UNCLAS SECTION 01 OF 05 BANGKOK 006239

SIPDIS

SENSITIVE
SIPDIS

STATE FOR EAP/MLS AND EB,
STATE PASS TO USTR,
TREASURY FOR OASIA,
COMMERCE FOR EAP/MAC/OKSA

E.O. 12958: N/A
TAGS: EMIN ETRD PHUM PREL BM TH
SUBJECT: A BURMESE ROCK BECOMES A THAI RUBY

REF: BANGKOK 5927

BANGKOK 00006239 001.2 OF 005


SUMMARY
--------
1. (SBU) Visits to the major gem trading and polishing
centers in Thailand reveal that most of the value of finished
Burmese gems is added outside of Burma. The Chantaburi Gem
and Jewelry Traders Association says its members get most of
their raw stones from private smugglers in Thai border towns,
not from the Burmese government controlled auctions in
Rangoon.

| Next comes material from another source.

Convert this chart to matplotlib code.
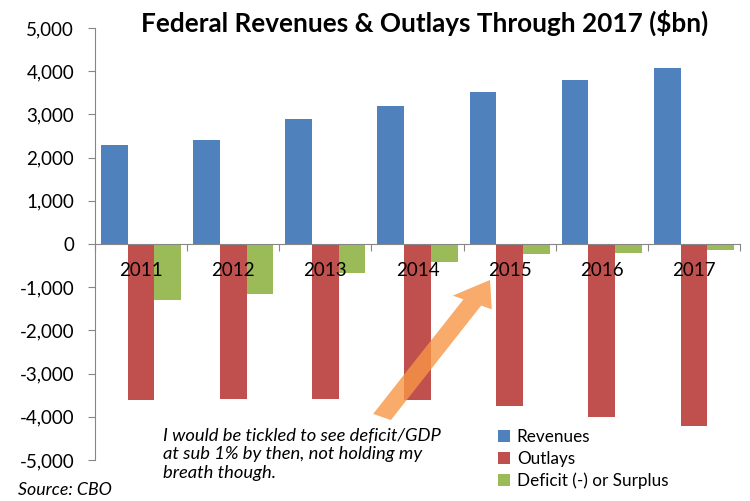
import matplotlib
matplotlib.use('Agg')
import matplotlib.pyplot as plt
import numpy as np
from matplotlib.patches import FancyArrow
from matplotlib.ticker import FuncFormatter

plt.rcParams['font.family'] = ['Lato', 'DejaVu Sans']

years = ['2011', '2012', '2013', '2014', '2015', '2016', '2017']
revenues = [2300, 2410, 2900, 3200, 3520, 3800, 4075]
outlays = [-3620, -3580, -3580, -3620, -3760, -4010, -4220]
deficit = [-1300, -1150, -660, -410, -230, -200, -140]

blue = '#4F81BD'
red = '#C0504D'
green = '#9BBB59'
axis_col = '#868686'

fig = plt.figure(figsize=(7.5, 5.01), dpi=100)
ax = fig.add_axes([0.1267, 0.0818, 0.86, 0.8622])

x = np.arange(len(years))
w = 0.29
ax.bar(x - w, revenues, w, color=blue, label='Revenues', zorder=2)
ax.bar(x, outlays, w, color=red, label='Outlays', zorder=2)
ax.bar(x + w, deficit, w, color=green, label='Deficit (-) or Surplus', zorder=2)

ax.set_xlim(-0.5, len(years) - 0.5)
ax.set_ylim(-5000, 5000)
ax.set_yticks(range(-5000, 5001, 1000))
ax.yaxis.set_major_formatter(FuncFormatter(lambda v, p: f'{int(v):,}'))

for s in ['top', 'right']:
    ax.spines[s].set_visible(False)
ax.spines['bottom'].set_position(('data', 0))
ax.spines['bottom'].set_color(axis_col)
ax.spines['left'].set_color(axis_col)
ax.spines['bottom'].set_zorder(3)

ax.set_xticks(np.arange(len(years) + 1) - 0.5)
ax.set_xticklabels([])
ax.set_xticks(x, minor=True)
ax.set_xticklabels(years, minor=True)
ax.tick_params(axis='x', which='major', direction='out', length=5, color=axis_col)
ax.tick_params(axis='x', which='minor', length=0, pad=13, labelsize=13.5)
ax.tick_params(axis='y', direction='out', length=5, color=axis_col, pad=10, labelsize=13.5)
ax.xaxis.set_zorder(3)

fig.text(0.566, 0.955, 'Federal Revenues & Outlays Through 2017 ($bn)',
         fontsize=18.8, fontweight='bold', ha='center', va='center')

ax.legend(loc='upper left', bbox_to_anchor=(0.655, 0.157), bbox_transform=fig.transFigure,
          frameon=False, fontsize=12.3, handlelength=0.7, handleheight=0.7,
          handletextpad=0.4, labelspacing=0.32, borderaxespad=0)

fig.text(0.217, 0.093, 'I would be tickled to see deficit/GDP\nat sub 1% by then, not holding my\nbreath though.',
         fontsize=13.2, style='italic', ha='left', va='center', linespacing=1.22)
fig.text(0.024, 0.022, 'Source: CBO', fontsize=12.8, style='italic', ha='left', va='center')

# orange arrow, figure pixel coords
arr = FancyArrow(382 / 750, 1 - 417 / 501, (490 - 382) / 750, -(280 - 417) / 501,
                 width=20 / 750, head_width=44 / 750, head_length=38 / 750,
                 length_includes_head=True, transform=fig.transFigure,
                 color='#F79646', alpha=0.8, lw=0, zorder=5)
fig.patches.append(arr)

fig.savefig('out.png', dpi=100)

Raw stones at the border sell for as little as 35
cents per carat, while high quality finished rubies can sell
for more than diamonds. There would be major technical
challenges to determining the origin of finished gems.
International gem trader associations have called for members
to stop buying gems from the Burmese government, though there
is no accompanying enforcement mechanism. Sanctions on
Burmese rubies could have a dramatic effect on Thai gem
traders and craftsmen. End summary.

2. (SBU) On December 12, econoff traveled to Chantaburi, a
city in southeastern Thailand that is a world-renowned center
for cutting and polishing colored gemstones. While in
Chantaburi, econoff met with Adisak Thawornviriyanan,
President of the Chantaburi Gem and Jewelry Traders
Association (CGJTA), Phuket Khunprapakorn, Secretary General
of CGJTA, Somwang Kanyapreedakul, Secretary of the CGJTA, and
several additional members of the board of directors of
CGJTA. The CGJTA's perspective was largely similar to that
of Bangkok-based Thai Gem and Jewelry Traders Association,
reported reftel.

3. (U) Econoff later traveled to Mae Sai, the Thai border
town that is a major source of Burmese rubies for the
Chantaburi traders and separated from Burma by a shallow
river that even shortly after the rainy season is only about
20 feet wide.

FROM MOGOK TO CHANTABURI VIA MAE SAI
------------------------------------
4. (SBU) According to CGJTA, rubies enter Thailand from Burma
via three means:

--Thai dealers purchasing from Myanmar Gem Enterprises (MGE)
directly at the auction in Rangoon that is usually held at
least twice a year. (Note. The GOB recently announced that
they plan to hold another auction in January 2008. End
note.)

--Thai dealers purchasing directly from individuals in Burma
in places like Mandalay. These transactions are taxed by the
GOB but, CGJTA says, traders usually lowball the declared
value to avoid paying much tax.

--Small Burmese traders coming to Thailand to sell rough
rubies to Thai dealers via the border towns of Mae Sai and

BANGKOK 00006239 002.2 OF 005


Mae Sot. Rubies entering by this means are essentially
smuggled, evading GOB taxes. The border town dealers in turn
sell the rough rubies to Chantaburi traders, who then arrange
for cutting and polishing before selling them onward to the
large Bangkok dealers who market them overseas. According to
CGJTA, Mae Sai is a much bigger source than Mae Sot.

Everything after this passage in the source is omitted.